There is also an introductory essay in English. I would have liked to see the introduction also in Gaelic to give equal status to the two languages. Other than that, this is a lovely book for anyone who loves the Scottish landscape or haiku. 

You can browse Alistair's photos on his website

The Little Book of Gaiku by Alistair Young, published 2017.

Thursday 2 March 2023

magpie haiku

the iridescence in a magpie's tail -
nothing is black and white


previously published in Under the Basho.


Wednesday 1 March 2023

Wild Hares and Humming Birds by Stephen Moss



Subtitled 'the natural history of an English village' this is a diary of nature observations in a small area of England.

Stephen Moss lives in a small village in Somerset, in the south-west of England. This book is his closely observed diary of nature through the seasons of one year. (The hummingbirds of the title refer to humming bird hawk moths, which are increasingly found in the UK).
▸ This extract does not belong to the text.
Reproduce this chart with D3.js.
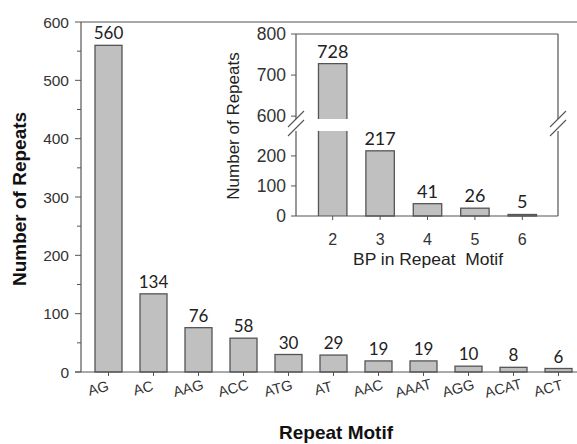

The book is full of beautifully observed scenes, many of them focussed on birds. The dunnock is introduced as "the wallflower of garden birds" before describing its surprisingly colourful mating habits, described here as: 

"one of the most extraordinary displays of behaviour in the whole of the bird world, involving more extra-marital affairs than a TV soap opera". 

The old-fashioned feel of a nature rich country parish is undercut by occasional notes on the decline of species:

"Some may wonder why it matters that lapwings, and many other once common farmland birds, have declined. But as well as the loss to our natural heritage, lapwings are also part of our cultural inheritance. And just as, in the words of John Donne 'any man's death diminishes me', so the loss of the lapwing, the skylark and many other familiar birds of the British countryside diminishes us too".

Books like this are vital. Full of loving detail about nature, writing like this can inspire people to learn more about nature. And the more you learn about nature, the more you love it and want to protect it. 

Wild Hares and Humming Birds by Stephen Moss, published (2012) by Vintage Books.